Friday, July 19, 2013

Hurry Up!

Dear Goodjoan,

I have a child with an attention issue. Generally it's not a problem, I've learned to adapt to her 'speed' at various tasks, but one thing that still drives me slightly bonkers is that she will NOT GET IN THE CAR!  It's not that she doesn't want to go in the car, or go out, in fact she's usually very eager to go where we are going! She seems to think that she's moving pretty fast but she has to stop and look at every rock, every ant, some clouds, every dog hair stuck to the car upholstery, the interesting weave of the fabric on the car seat get the idea.  When I suggest she keep going, or look at that later, she gets mad and tells me she IS hurrying!  Normally, I leave plenty of time to get to the car, but some days, like when it's raining, or when we're late, I'd kinda like to move her along a bit faster without creating a scene that stops the whole procession in it's tracks! I know you have a child with ADD. How did you deal with things like this?

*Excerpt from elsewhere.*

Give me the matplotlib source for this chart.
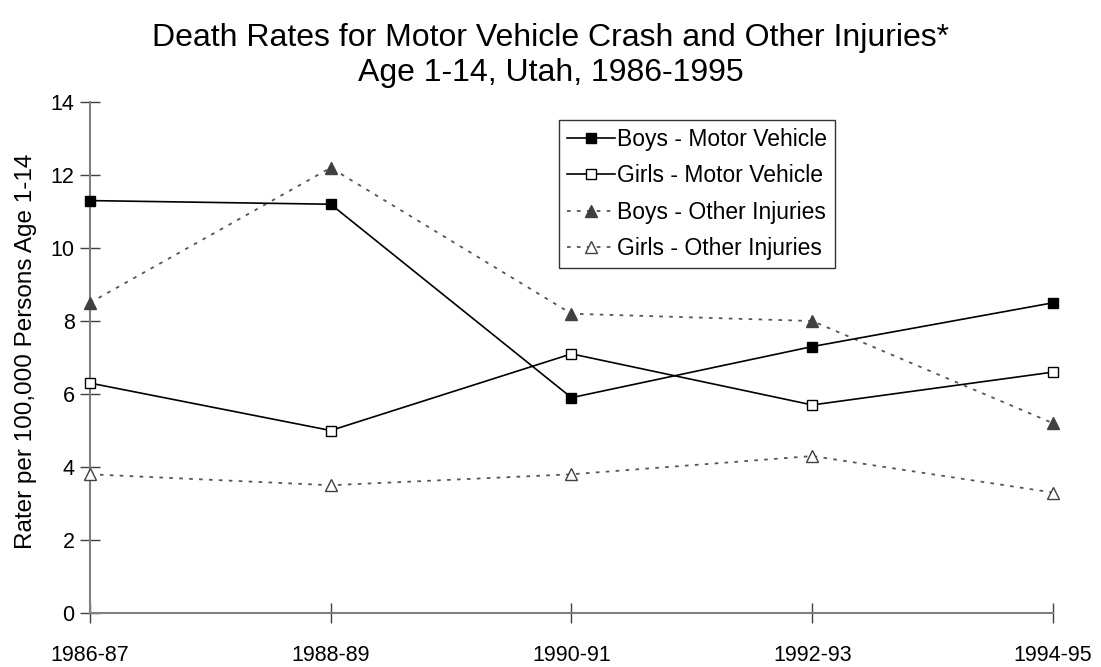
"""
Death rates for motor vehicle crash and other injuries, age 1-14, Utah
"""

import matplotlib.pyplot as plt

plt.rcParams['font.family'] = ['Liberation Sans', 'DejaVu Sans']

# Data
periods = ['1986-87', '1988-89', '1990-91', '1992-93', '1994-95']
boys_motor = [11.3, 11.2, 5.9, 7.3, 8.5]
girls_motor = [6.3, 5.0, 7.1, 5.7, 6.6]
boys_other = [8.5, 12.2, 8.2, 8.0, 5.2]
girls_other = [3.8, 3.5, 3.8, 4.3, 3.3]

x = list(range(len(periods)))

fig = plt.figure(figsize=(11.01, 6.67), dpi=100)
ax = fig.add_axes([0.0817, 0.081, 0.8747, 0.766])

dot = (0, (2, 3.5))
ax.plot(x, boys_motor, color='black', linewidth=1.2, marker='s', markersize=7,
        markerfacecolor='black', markeredgecolor='black', label='Boys - Motor Vehicle', zorder=4)
ax.plot(x, girls_motor, color='black', linewidth=1.2, marker='s', markersize=7,
        markerfacecolor='white', markeredgecolor='black', label='Girls - Motor Vehicle', zorder=4)
ax.plot(x, boys_other, color='#555555', linewidth=1.3, linestyle=dot, marker='^', markersize=8,
        markerfacecolor='#404040', markeredgecolor='#404040', label='Boys - Other Injuries', zorder=3)
ax.plot(x, girls_other, color='#555555', linewidth=1.3, linestyle=dot, marker='^', markersize=8,
        markerfacecolor='white', markeredgecolor='#404040', label='Girls - Other Injuries', zorder=3)

ax.set_xlim(0, len(periods) - 1)
ax.set_ylim(0, 14)
ax.set_xticks(x)
ax.set_xticklabels(periods, fontsize=15.5)
ax.set_yticks(range(0, 15, 2))
ax.tick_params(axis='y', labelsize=15.5)

for side in ['top', 'right']:
    ax.spines[side].set_visible(False)
for side in ['left', 'bottom']:
    ax.spines[side].set_color('#808080')
    ax.spines[side].set_linewidth(1.5)
    ax.spines[side].set_clip_on(False)
ax.tick_params(direction='inout', length=14, width=1, color='#404040')
ax.tick_params(axis='y', pad=4)
ax.tick_params(axis='x', pad=16)

ax.set_ylabel('Rater per 100,000 Persons Age 1-14', fontsize=17.5)
ax.yaxis.set_label_coords(-0.055, 0.513)

fig.suptitle('Death Rates for Motor Vehicle Crash and Other Injuries*\nAge 1-14, Utah, 1986-1995',
             fontsize=23, y=0.965, linespacing=1.2)

leg = ax.legend(loc='upper left', bbox_to_anchor=(0.487, 0.965), fontsize=16.5, frameon=True,
                fancybox=False, edgecolor='black', handlelength=2.1, handletextpad=0.1,
                borderpad=0.35, labelspacing=0.58, borderaxespad=0)
leg.get_frame().set_linewidth(1.0)

for line in ax.get_lines():
    line.set_clip_on(False)

fig.savefig('out.png', dpi=100)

I found the ideal solution for this problem completely by accident! Many year ago, I had started a work at home type job and one of the company samples in my starter kit was a kid friendly stop watch. Before I could get it out of the box, my oldest, who was probably 2 at the time was interested in it. I explained what it did and he immediately wanted me to time him doing various things!  How fast could he run across the yard?  How long did it take him to count to 10? I saw the benefits of this right away and turned almost everything into a game. How fast could he run to the mailbox and back 5 times? (to tire him out!) How sloowly could he walk to that tree and back? (So I could sit down for a minute!) How quickly could he put away his toys? (he cleans!) How long could he go without talking? (do I need to explain this to anyone with a 2 year old?) How quickly could he put on his pajamas?  One time I even tried to see if I could time how long it took him to go to sleep but he insisted on popping up every 10 seconds to ask "How long has it been now?" but hey, you can't win them all!  Not everything was a manipulative way to speed him up, but when so many things were a fun game with the timer, I don't think he realized when I was using it as a way to hurry him on those pokey days!  I kept that stopwatch in my diaper bag for YEARS!  Get a stopwatch and ask your daughter how fast she can get in her carseat!  Then the next time, remind her of her 'score' and see if she can beat it!  Time yourself getting into the car and see if she can do it faster than you. When you get home and have time, let her use the stopwatch to time how long it takes that ant to crawl over that rock!  Or how long it takes her to read 3 books. Not everything has to be a race.

Remember, don't encourage her to move at a speed that is dangerous, just a little quicker. You want her in the car and not smacked into it because she ran so fast she couldn't stop! And you want her safely buckled, not racing so fast she doesn't get latched properly!  Time her going up stairs or uphill but not down! One is a game, the other is an emergency room co-pay!

Best of all, remember to try not to get too frustrated.  If you are really stressed out, use that timer to make yourself count to 10!  :)  My ADD kid was a handful, but is now the most creative person I know! He's outgrown much of his dilly dallying and now I can see how what used to be aggravating 'attention problems' has grown into a unique view of the world and a fantastic eye for art and design!  He sees light and dark, and motion and form in a way that I simply cannot!  When he talks to me about a picture he's drawing, he points out shading and colors that I didn't notice. I mean, I see them, but not the way he does. The other day he went on for probably 30 minutes in the car about the color saturation and shape of clouds. I had noticed the clouds. I thought they were pretty that day, quite fluffy and poofy.  I don't think I could think up 3 minutes of monologue describing them other than that, he had 30! 30 minutes, non stop, in classic ADD fashion, but the way he was describing the sky made me glad he was the kid that couldn't help but stop and stare at an interesting rock :) I saw a rock. I wonder what he saw?